Israeli Prime Minister Naftali Bennett had meetings with world leaders in Glasgow, discussing Iran's nuclear issue, and advising them to be tough with Tehran.

Israeli media report quoting sources that Bennett had many productive meetings during the world climate summit in Glasgow, where other leaders were interested to know Israel’s opinion about how to deal with Iran and its analysis on Tehran’s intentions.

The Israeli prime minister had long talks with French President Emmanuel Macron and British Prime Minister Boris Johnson. The Times of Israel reported that discussions about Iran revolved two major issues – “what world powers can do to change Iranian behavior, and what Israel is doing independently.”

Iran suspended negotiations with world powers in June and has not returned to Vienna where six rounds of talks took place starting in April. Iran’s new hardline government is increasingly adopting a tougher posture that intends to change what was already agreed and perhaps even the established process whereby the United States was negotiation indirectly with the Iranian delegation.

A source told The Times of Israel that “There is a feeling in the world something has to happen,” and other countries want to know what Israel thinks.

Israeli media are also reporting that Bennet advised other leaders to be tough with Tehran, while most are thinking to use the traditional carrot and stick approach to coax Iran to play by diplomatic rules and reach an agreement on reestablishing limits to its nuclear program.

Meanwhile Bennett tried to solidify Israel’s strengthening ties with regional and Asian countries.

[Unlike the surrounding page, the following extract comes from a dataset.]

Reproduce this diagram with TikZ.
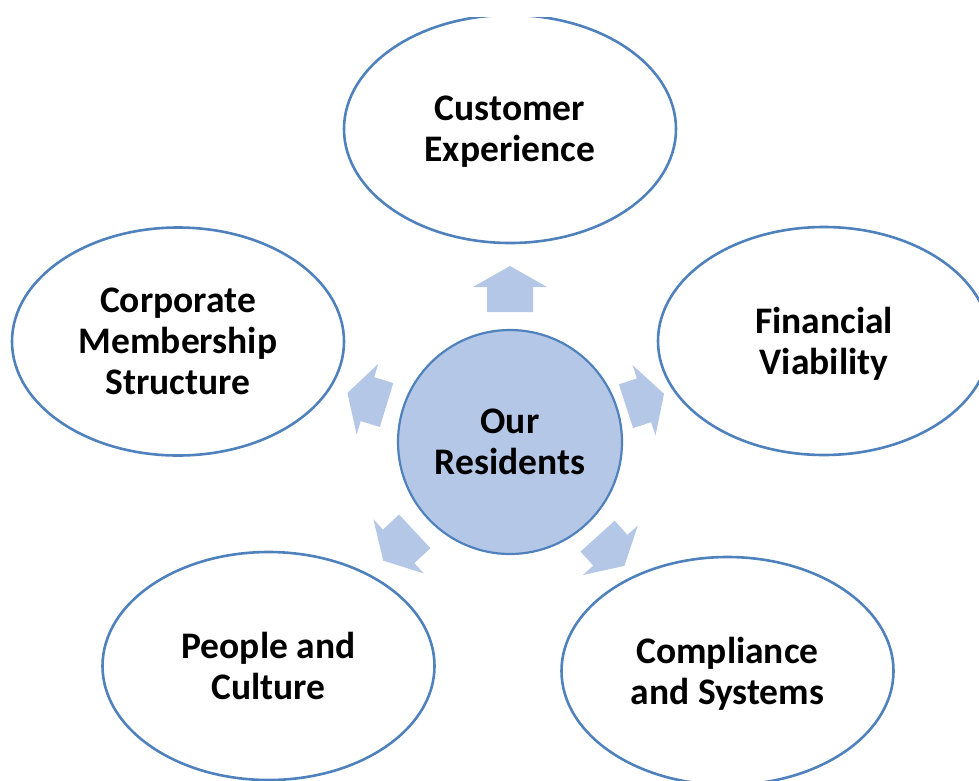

He accepted an invitation to visit India and he invited Bahrain’s Salman Al Khalifa to visit Israel, an invitation he accepted.

Jerusalem Post reported that Bennett told world leaders to put more pressure on Iran, taking a hard line in the UN Security Council and in the International Atomic Energy Agency (IAEA).

Iran has reduced its cooperation with the UN nuclear watchdog this year but Western countries decided in the September meeting of the agency’s board of governors not to table a censure against Iran.

Bennett also reiterated Israel’s argument that without a firm plan to prevent Iran from obtaining nuclear weapons it would be a mistake to lift sanctions, giving Tehran a financial lifeline that it can use to finance its malign activities in the region.

US officials believe a drone attack in October on a US base in southern Syria was supported and “encouraged” by Iran, and last Friday the Treasury Department announced sanctions against Iranian officials and entities that assist its military drone program.

The Soufan Center, a counterterrorism and anti-extremism think tank reported on Tuesday that Iran is increasingly willing “to take direct military action against its adversaries” and force the US out of Iraq and Syria to be able to have free access for resupplying Hezbollah in Lebanon.

The report said, “It can be argued that the U.S. withdrawal from Afghanistan in August has led Iranian leaders to assess that direct U.S. military pressure can compel the United States to withdraw from the region completely.”